Published information indicates the Ombudsman will consider tenant complaints about landlord actions/inactions/behaviours that cause harm, detriment, or significant inconvenience.

Two points landlords should plan for:

Tenants may escalate earlier

If tenants can verify where to complain and how to escalate, they may escalate sooner—especially where they feel ignored.

Agents don’t remove landlord accountability

Even where an agent is involved, landlords remain responsible for core legal obligations (repairs/standards in particular). Published information indicates cooperation between the landlord ombudsman and agent redress schemes where both are at fault, but landlords should not assume “the agent will take the hit.”


8) What this means for landlords: the practical changes you should prepare for now

Even before dates are fixed, landlords can reduce future risk by treating the database + ombudsman as an operational shift toward transparency and defensible processes.

A) Build a compliant complaints system now

Start operating as if you’ll need to demonstrate:

  • what the tenant complained about,

  • when you acknowledged it,

  • what you investigated,

  • what you did,

  • when you did it,

  • and what outcome you offered.

Minimum good practice:

  • one published complaints route (how to complain, where to complain)

  • documented response times and escalation steps

  • a “complaints file” approach: issue → evidence → actions → outcome

B) Make every property file “audit-ready”

If data becomes more visible and shareable, your best protection is a single place to quickly evidence compliance:

  • safety certificates and renewal dates,

  • repairs records and timelines,

  • tenant communications relating to key issues,

  • and clear landlord/agent responsibilities.

C) Expect record accuracy to matter more than ever

A future with public access and data sharing is a future where:

  • inaccurate contact details,

  • expired certificates,

  • unclear joint landlord arrangements,

  • and inconsistent property descriptors
    create avoidable friction and increased complaint risk.

D) Budget for both fees and admin time

Published information indicates the ombudsman will be funded through a charging model.
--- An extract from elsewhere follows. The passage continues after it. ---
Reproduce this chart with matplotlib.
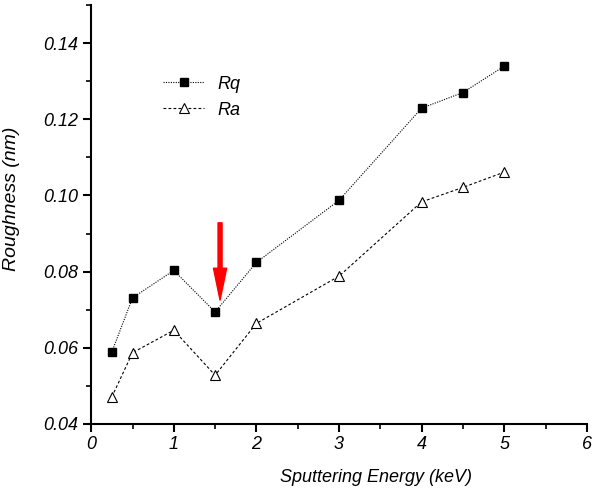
import matplotlib
matplotlib.use("Agg")
import matplotlib.pyplot as plt
from matplotlib.ticker import MultipleLocator

energy = [0.25, 0.5, 1.0, 1.5, 2.0, 3.0, 4.0, 4.5, 5.0]
rq = [0.0589, 0.0731, 0.0803, 0.0694, 0.0824, 0.0987, 0.1229, 0.1270, 0.1339]
ra = [0.0471, 0.0587, 0.0646, 0.0528, 0.0664, 0.0788, 0.0983, 0.1021, 0.1061]

plt.rcParams['font.family'] = ['Liberation Sans', 'DejaVu Sans']
plt.rcParams['font.style'] = 'italic'

fig = plt.figure(figsize=(6.0, 4.93), dpi=100)
ax = fig.add_axes([0.152, 0.140, 0.826, 0.850])

ax.plot(energy, rq, color='black', ls=(0, (1, 1.2)), lw=0.8,
        marker='s', ms=5.5, mfc='black', mec='black', label='Rq')
ax.plot(energy, ra, color='black', ls=(0, (2.5, 2)), lw=0.8,
        marker='^', ms=7.5, mfc='white', mec='black', mew=0.8, label='Ra')

# red arrow pointing at the 1.5 keV dip
ax.annotate('', xy=(1.56, 0.0725), xytext=(1.56, 0.0928),
            arrowprops=dict(arrowstyle='simple,tail_width=0.29,head_width=0.95,head_length=2.3',
                            color='red', mutation_scale=10, shrinkA=0, shrinkB=0))

ax.set_xlim(0, 6)
ax.set_ylim(0.04, 0.15)
ax.xaxis.set_major_locator(MultipleLocator(1))
ax.xaxis.set_minor_locator(MultipleLocator(0.5))
ax.set_yticks([0.04, 0.06, 0.08, 0.10, 0.12, 0.14])
ax.yaxis.set_minor_locator(MultipleLocator(0.01))
ax.set_yticklabels(['0.04', '0.06', '0.08', '0.10', '0.12', '0.14'])

ax.spines['top'].set_visible(False)
ax.spines['right'].set_visible(False)
ax.spines['left'].set_linewidth(1.5)
ax.spines['bottom'].set_linewidth(1.5)
ax.tick_params(which='major', direction='out', length=6, width=1.5, labelsize=13, pad=3)
ax.tick_params(which='minor', direction='out', length=3.5, width=1.2)

ax.set_xlabel('Sputtering Energy (keV)', fontsize=13)
ax.set_ylabel('Roughness (nm)', fontsize=14)
ax.xaxis.set_label_coords(0.575, -0.108)
ax.yaxis.set_label_coords(-0.143, 0.537)

ax.legend(loc='upper left', bbox_to_anchor=(0.112, 0.87), frameon=False, fontsize=13,
          handlelength=2.3, handletextpad=0.7, labelspacing=0.5)

fig.savefig('out.png', dpi=100)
You should budget for:

  • the membership fee,

  • the admin time to comply,

  • and the internal systems that prevent escalations (which are usually cheaper than remedies/compensation later).


The bottom line

After PRS Database landlord registration begins, published information confirms that public access and data sharing will be enabled (date TBC), and that a new PRS Landlord Ombudsman will follow after the database, moving the sector toward a more transparent, standardised, enforceable redress environment.

For landlords, the smart move is to prepare now:

  • treat complaint handling as compliance, and

  • keep accurate, organised, evidence-backed records that stand up to scrutiny.

Because when the system becomes connected and public-facing, the landlords who thrive will be the ones who can prove what they did, when they did it, and why.


Disclaimer: NetRent does not provide legal advice. The articles represent our understanding of rental property law and are for general information only.